The Hogeye Marathon is today in Springdale. Last year’s male winner ran the 26-mile course in 2 hours and 59 minutes – which is great, considering that I hit him with 4 water balloons along the route. (He can run fast but a car always wins.) I almost got into real trouble until I pointed out that they shouldn’t issue ID numbers for the runners, who conveniently place them on their chests for us to pick them out of the crowd. Since the marathon is passing extremely near my house this year as it runs along Friendship Road, I thought it might be amusing to move the route one block the wrong direction. (My idea to place winner’s tape across the route at each mile marker also failed to earn any accolades.)
One tradition I’m definitely doing again this year is dressing like a runner and going out to do the post-interviews that local TV stations insist on doing. It usually takes them a couple of minutes to realize that I didn’t actually compete in the race – most often about the same time they look at my stomach fighting to stay confined in spandex shorts. One of these days I’m going to make it onto the news, because you can only show the same clichés a few hundred times until they become stale. “A marathon is a race against oneself,” and “Running is a lifestyle” sound great, just like “Ice, Ice Baby” until your ears start bleeding from repetition.
“Running is a mental sport and you’d have to be mental to run a marathon.” This was the motto I submitted to the Hogeye team this year. Instead of using it, I got a cease-and-desist letter, wrapped around a brick, tossed through the living room window. They didn’t even consider the new logo I proposed: a chalk outline of a body on the sidewalk.

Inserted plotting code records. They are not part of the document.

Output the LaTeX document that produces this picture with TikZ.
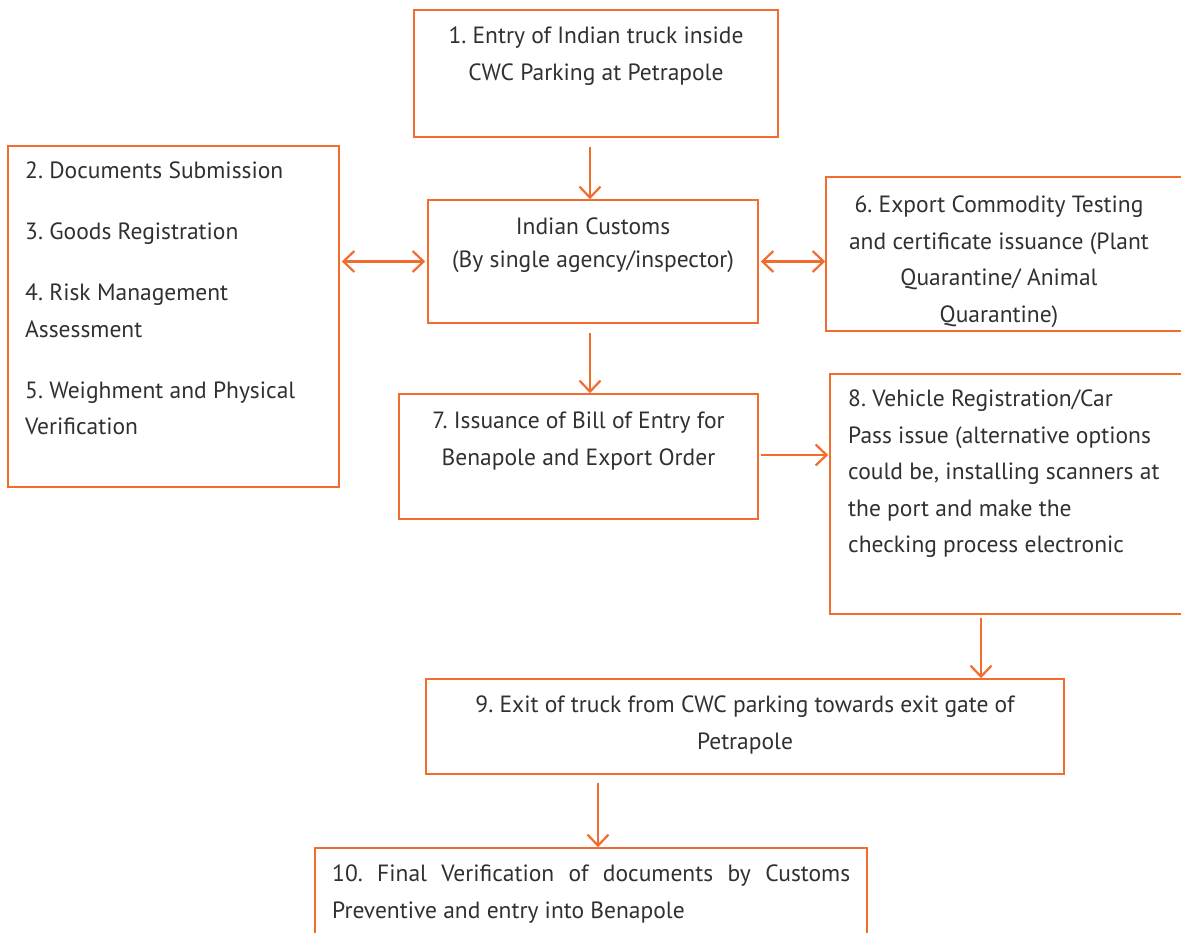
\documentclass[tikz,border=0pt]{standalone}
\usepackage{fontspec}
\setmainfont{PT Sans}
\usetikzlibrary{arrows.meta}
\definecolor{orng}{HTML}{F26D2D}
\definecolor{txt}{HTML}{303030}
\frenchspacing
\tikzset{
  box/.style={draw=orng, line width=1.6pt, inner sep=0pt, rectangle},
  lbl/.style={inner sep=0pt, text=txt, font=\fontsize{23.5}{36.5}\selectfont},
  tip/.tip={Straight Barb[length=11pt,width=21pt,line width=2.2pt]},
  arr/.style={draw=orng, line width=2.2pt, -tip},
  darr/.style={draw=orng, line width=2.2pt, tip-tip}
}
\begin{document}
\begin{tikzpicture}[x=1pt,y=-1pt]
\useasboundingbox (0,0) rectangle (1181,932);
% boxes
\node[box, minimum width=364pt, minimum height=127pt] (b1) at (596,73.5) {};
\node[box, minimum width=331pt, minimum height=341pt] (b2) at (173.5,316.5) {};
\node[box, minimum width=330pt, minimum height=123pt] (cu) at (593,261.5) {};
\node[box, minimum width=357pt, minimum height=154pt] (b6) at (1004.5,254) {};
\node[box, minimum width=359pt, minimum height=125pt] (b7) at (578.5,456.5) {};
\node[box, minimum width=353pt, minimum height=240pt] (b8) at (1006.5,494) {};
\node[box, minimum width=638pt, minimum height=95pt] (b9) at (745,726.5) {};
\node[box, minimum width=552pt, minimum height=92pt] (b10) at (591,894) {};
% texts
\node[lbl, align=center, anchor=north] (t1) at (596,27) {1. Entry of Indian truck inside\\CWC Parking at Petrapole};
\node[lbl, align=left, anchor=north west] (t2) at (25,162) {2. Documents Submission\\[24.5pt]3. Goods Registration\\[24.5pt]4. Risk Management\\Assessment\\[24.5pt]5. Weighment and Physical\\Verification};
\node[lbl, align=center, anchor=north] (tc) at (593,218) {Indian Customs\\[-3.5pt](By single agency/inspector)};
\node[lbl, align=center, anchor=north] (t6) at (999,196) {6. Export Commodity Testing\\and certificate issuance (Plant\\Quarantine/ Animal\\Quarantine)};
\node[lbl, align=center, anchor=north] (t7) at (578.5,412) {7. Issuance of Bill of Entry for\\Benapole and Export Order};
\node[lbl, align=left, anchor=north west] (t8) at (848,390) {8. Vehicle Registration/Car\\Pass issue (alternative options\\could be, installing scanners at\\the port and make the\\checking process electronic};
\node[lbl, align=center, anchor=north] (t9) at (745,696) {9. Exit of truck from CWC parking towards exit gate of\\Petrapole};
\node[lbl, align=left, anchor=north west] (t10) at (332,865) {\makebox[518pt][s]{10. Final Verification of documents by Customs}\\Preventive and entry into Benapole};
% connectors
\draw[arr, shorten <=9pt] ([xshift=-6pt]b1.south) -- ([xshift=-3pt]cu.north);
\draw[darr, shorten <=2pt, shorten >=2pt] (cu.west) -- (cu.west -| b2.east);
\draw[darr, shorten <=2pt] (cu.east) -- (cu.east -| b6.west);
\draw[arr, shorten <=9pt] ([xshift=-3pt]cu.south) -- ([xshift=11.5pt]b7.north);
\draw[arr, shorten <=2pt, shorten >=1pt] ([yshift=1.5pt]b7.east) -- ([yshift=1.5pt]b7.east -| b8.west);
\draw[arr, shorten <=3pt] ([xshift=-25.5pt]b8.south) -- ([xshift=-25.5pt]b8.south |- b9.north);
\draw[arr, shorten <=8pt] ([xshift=-147pt]b9.south) -- ([xshift=7pt]b10.north);
\end{tikzpicture}
\end{document}
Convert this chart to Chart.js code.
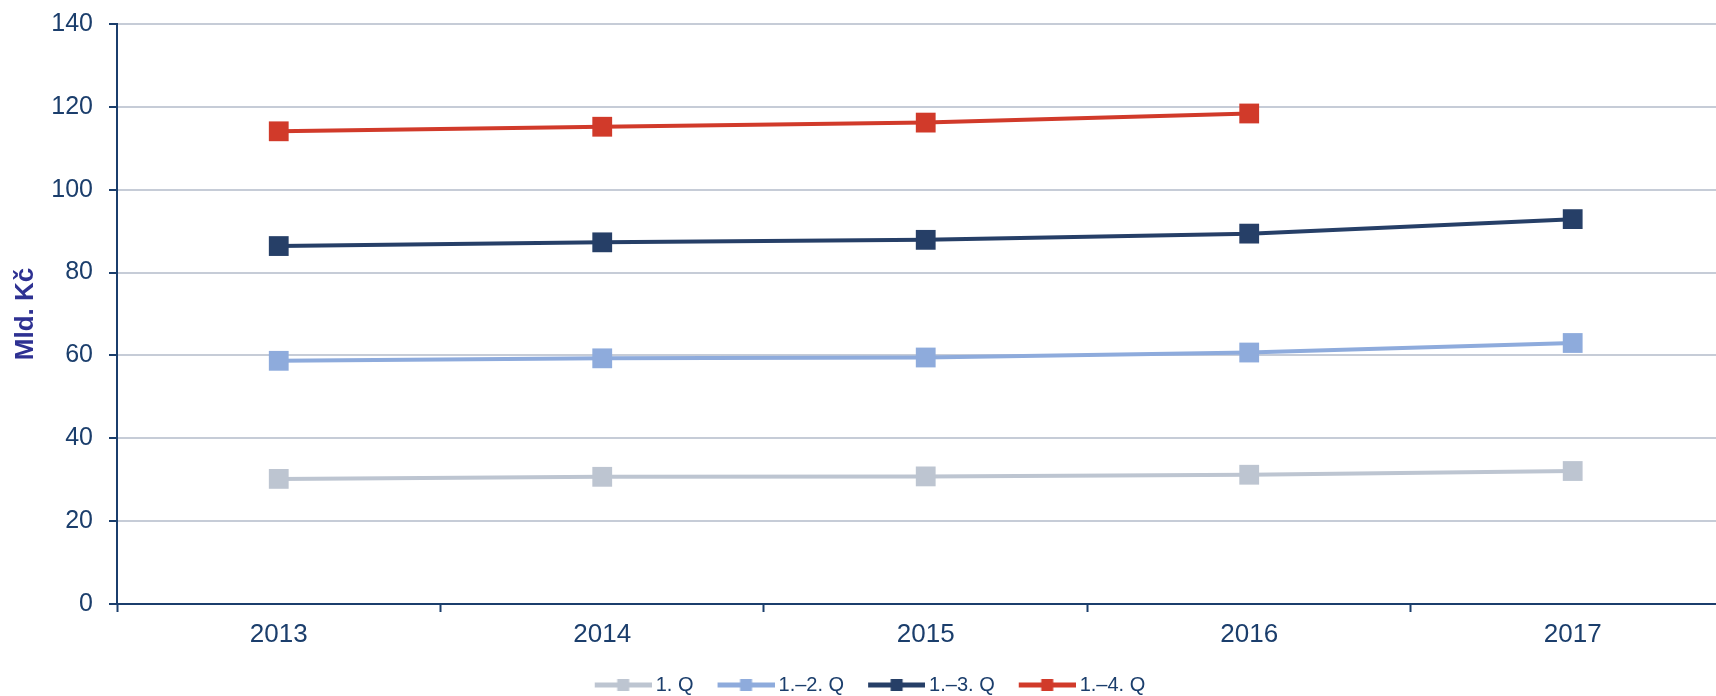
<!DOCTYPE html>
<html>
<head>
<meta charset="utf-8">
<script src="https://cdn.jsdelivr.net/npm/chart.js@4/dist/chart.umd.min.js"></script>
<style>
  html, body { margin: 0; padding: 0; background: #fff; }
  #wrap { width: 1716px; height: 696px; position: relative; }
</style>
</head>
<body>
<div id="wrap"><canvas id="graf"></canvas></div>
<script>
const roky = ["2013", "2014", "2015", "2016", "2017"];
const q1 = [30.2, 30.7, 30.8, 31.2, 32.1];
const q12 = [58.7, 59.3, 59.5, 60.7, 63.0];
const q13 = [86.4, 87.3, 87.9, 89.4, 92.9];
const q14 = [114.1, 115.2, 116.2, 118.4];
const nazvy = ["1. Q", "1.\u20132. Q", "1.\u20133. Q", "1.\u20134. Q"];
const barvy = ["#bdc5d1", "#8eabdc", "#263f67", "#d13a2a"];
const yTicky = [0, 20, 40, 60, 80, 100, 120, 140];

const osaBarva = "#1b3e6c";
const textBarva = "#1b3e6c";
const pismo = "'Liberation Sans', Arial, sans-serif";

// body pro linearni osu x (index roku)
const naBody = (hodnoty) => hodnoty.map((v, i) => ({ x: i, y: v }));

// ikonka do legendy: cara se ctvereckem (vlevo pruhledne misto = mezera mezi polozkami)
const legendaIkona = (barva) => {
  const c = document.createElement("canvas");
  c.width = 87;
  c.height = 12;
  const ctx = c.getContext("2d");
  ctx.fillStyle = barva;
  ctx.fillRect(30, 3.5, 57, 5);
  ctx.fillRect(52.5, 0, 12, 12);
  return c;
};

const serie = [q1, q12, q13, q14];
const datasets = serie.map((hodnoty, i) => ({
  label: nazvy[i],
  data: naBody(hodnoty),
  borderColor: barvy[i],
  backgroundColor: barvy[i],
  borderWidth: 4,
  pointStyle: "rect",
  pointRadius: 14,
  pointHoverRadius: 14,
  pointBorderWidth: 0,
  tension: 0,
}));

const config = {
  type: "line",
  data: { datasets },
  options: {
    responsive: true,
    maintainAspectRatio: false,
    animation: false,
    layout: { autoPadding: false, padding: { top: 24, left: 0, right: 0, bottom: -9 } },
    plugins: {
      tooltip: { enabled: false },
      legend: {
        position: "bottom",
        labels: {
          usePointStyle: true,
          pointStyleWidth: 75,
          color: textBarva,
          font: { family: pismo, size: 20 },
          padding: 0,
          generateLabels: (chart) =>
            chart.data.datasets.map((ds, i) => ({
              text: ds.label,
              pointStyle: legendaIkona(ds.borderColor),
              fillStyle: ds.borderColor,
              strokeStyle: ds.borderColor,
              lineWidth: 0,
              fontColor: textBarva,
              hidden: false,
              datasetIndex: i,
            })),
        },
      },
    },
    scales: {
      x: {
        type: "linear",
        min: -0.5,
        max: 4.443,
        afterBuildTicks: (scale) => {
          const t = [];
          for (let v = -0.5; v <= 4; v += 0.5) t.push({ value: v });
          scale.ticks = t;
        },
        afterFit: (scale) => { scale.height = 71; },
        border: { display: true, color: osaBarva, width: 2 },
        grid: {
          drawOnChartArea: false,
          drawTicks: true,
          tickLength: 8,
          tickWidth: 2,
          tickColor: (ctx) => (Number.isInteger(ctx.tick.value) ? "rgba(0,0,0,0)" : osaBarva),
        },
        ticks: {
          autoSkip: false,
          maxRotation: 0,
          padding: 7,
          color: textBarva,
          font: { family: pismo, size: 26 },
          callback: (v) => (Number.isInteger(v) ? roky[v] : ""),
        },
      },
      y: {
        min: 0,
        max: 140,
        afterBuildTicks: (scale) => {
          scale.ticks = yTicky.map((v) => ({ value: v }));
        },
        afterFit: (scale) => {
          scale.width = 117;
          scale.paddingTop = 0;
          scale.paddingBottom = 0;
        },
        border: { display: true, color: osaBarva, width: 2 },
        grid: {
          color: (ctx) => (ctx.tick && ctx.tick.value === 0 ? "rgba(0,0,0,0)" : "#c6ccd7"),
          lineWidth: 2,
          drawTicks: true,
          tickLength: 8,
          tickColor: osaBarva,
          tickWidth: 2,
        },
        ticks: {
          padding: 16,
          color: textBarva,
          font: { family: pismo, size: 25 },
        },
        title: {
          display: true,
          text: "Mld. Kč",
          color: "#2e3192",
          font: { family: pismo, size: 26, weight: "bold" },
          padding: { top: 10, bottom: 0 },
        },
      },
    },
  },
};

new Chart(document.getElementById("graf"), config);
</script>
</body>
</html>
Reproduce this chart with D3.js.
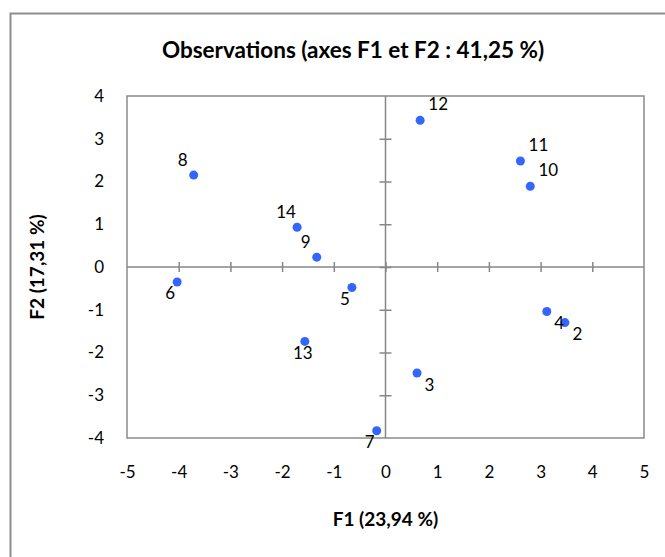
<!DOCTYPE html>
<html>
<head>
<meta charset="utf-8">
<script src="https://cdn.jsdelivr.net/npm/d3@7"></script>
<style>
  body { margin: 0; background: #fff; }
  text { font-family: Lato, "Open Sans", sans-serif; fill: #000; }
</style>
</head>
<body>
<div id="chart"></div>
<script>
// observation ids and their coordinates on the first two factors
var ids = ["2", "3", "4", "5", "6", "7", "8", "9", "10", "11", "12", "13", "14"];
var f1 = [3.47, 0.61, 3.12, -0.65, -4.03, -0.17, -3.71, -1.33, 2.80, 2.61, 0.67, -1.56, -1.71];
var f2 = [-1.30, -2.48, -1.04, -0.48, -0.35, -3.83, 2.15, 0.23, 1.89, 2.48, 3.43, -1.74, 0.93];
// which side of the point the label sits on
var labelSide = ["br", "br", "br", "bl", "bl", "bl", "tl", "tl", "tr", "tr", "tr", "b", "tl"];

var xTicks = [-5, -4, -3, -2, -1, 0, 1, 2, 3, 4, 5];
var yTicks = [-4, -3, -2, -1, 0, 1, 2, 3, 4];

var title = "Observations (axes F1 et F2 : 41,25 %)";
var xTitle = "F1 (23,94 %)";
var yTitle = "F2 (17,31 %)";

var width = 665, height = 557;
var margin = {top: 96, right: 21, bottom: 119, left: 127};
var w = width - margin.left - margin.right;
var h = height - margin.top - margin.bottom;

var svg = d3.select("#chart")
    .append("svg")
    .attr("width", width)
    .attr("height", height);

// outer chart frame (only top and left edges are in view)
svg.append("rect")
    .attr("x", 10.5)
    .attr("y", 13.5)
    .attr("width", 800)
    .attr("height", 800)
    .attr("fill", "none")
    .attr("stroke", "#8e8e8e")
    .attr("stroke-width", 2);

svg.append("text")
    .attr("x", 353)
    .attr("y", 49)
    .attr("text-anchor", "middle")
    .attr("dominant-baseline", "central")
    .style("font-size", "22.5px")
    .style("font-weight", "bold")
    .text(title);

var g = svg.append("g")
    .attr("transform", "translate(" + margin.left + "," + margin.top + ")");

var x = d3.scaleLinear().domain([-5, 5]).range([0, w]);
var y = d3.scaleLinear().domain([-4, 4]).range([h, 0]);

// plot border
g.append("rect")
    .attr("width", w)
    .attr("height", h)
    .attr("fill", "none")
    .attr("stroke", "#8a8a8a")
    .attr("stroke-width", 1.5);

// tick labels along bottom and left
var xLab = g.append("g")
    .attr("transform", "translate(0," + h + ")")
    .call(d3.axisBottom(x).tickValues(xTicks).tickSize(0).tickPadding(28).tickFormat(d => String(d)));
xLab.select(".domain").remove();

var yLab = g.append("g")
    .call(d3.axisLeft(y).tickValues(yTicks).tickSize(0).tickPadding(23).tickFormat(d => String(d)));
yLab.select(".domain").remove();

g.selectAll(".tick text")
    .style("font-family", "Lato, sans-serif")
    .style("font-size", "17px")
    .attr("fill", "#000");

// zero axes with ticks crossing the line
var xZero = g.append("g")
    .attr("transform", "translate(0," + y(0) + ")")
    .call(d3.axisBottom(x).tickValues(xTicks.slice(1, -1)).tickSize(5).tickFormat(""));
xZero.selectAll(".tick line").attr("y1", -5);

var yZero = g.append("g")
    .attr("transform", "translate(" + x(0) + ",0)")
    .call(d3.axisLeft(y).tickValues(yTicks.slice(1, -1)).tickSize(6).tickFormat(""));
yZero.selectAll(".tick line").attr("x1", 6);

g.selectAll(".domain, .tick line")
    .attr("stroke", "#878787")
    .attr("stroke-width", 1.5);
xZero.select(".domain").attr("d", "M0,0H" + w);
yZero.select(".domain").attr("d", "M0,0V" + h);

var pts = ids.map(function(id, i) {
    return {id: id, f1: f1[i], f2: f2[i], side: labelSide[i]};
});

g.selectAll("circle")
    .data(pts)
    .enter()
    .append("circle")
    .attr("cx", d => x(d.f1))
    .attr("cy", d => y(d.f2))
    .attr("r", 4.5)
    .attr("fill", "#3366ff");

var offsets = {
    tr: [18, -16.5],
    tl: [-11, -15.5],
    br: [12.5, 11],
    bl: [-7, 10.7],
    b: [-2, 11.4]
};

g.selectAll(".pt-label")
    .data(pts)
    .enter()
    .append("text")
    .attr("class", "pt-label")
    .attr("x", d => x(d.f1) + offsets[d.side][0])
    .attr("y", d => y(d.f2) + offsets[d.side][1])
    .attr("text-anchor", "middle")
    .attr("dominant-baseline", "central")
    .style("font-size", "17px")
    .text(d => d.id);

// axis titles
svg.append("text")
    .attr("x", margin.left + w / 2)
    .attr("y", 518)
    .attr("text-anchor", "middle")
    .attr("dominant-baseline", "central")
    .style("font-size", "19px")
    .style("font-weight", "bold")
    .text(xTitle);

svg.append("text")
    .attr("transform", "translate(36," + (margin.top + h / 2) + ") rotate(-90)")
    .attr("text-anchor", "middle")
    .attr("dominant-baseline", "central")
    .style("font-size", "19px")
    .style("font-weight", "bold")
    .text(yTitle);
</script>
</body>
</html>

The Hogeye Marathon is supposedly a boon for local tourism and since it moved from Fayetteville to Springdale this year, I hope this is true. Most of the folks on the east side of town only see people running when a large animal is chasing them; I’m afraid they’ll wrongly assume that some sort of apocalyptic event is underway if they see a mass of white people running through the streets.
I used to run when I was younger and I appreciate the stamina needed to run 26 miles. Please keep that in mind if the water balloons start flying this morning. The flyer says to ‘stay hydrated,’ and it should have been more specific as to the methodology.
Springdale did well in snagging this event and I hope everyone has as much fun as possible while they are out there demonstrating a strong masochistic tendency.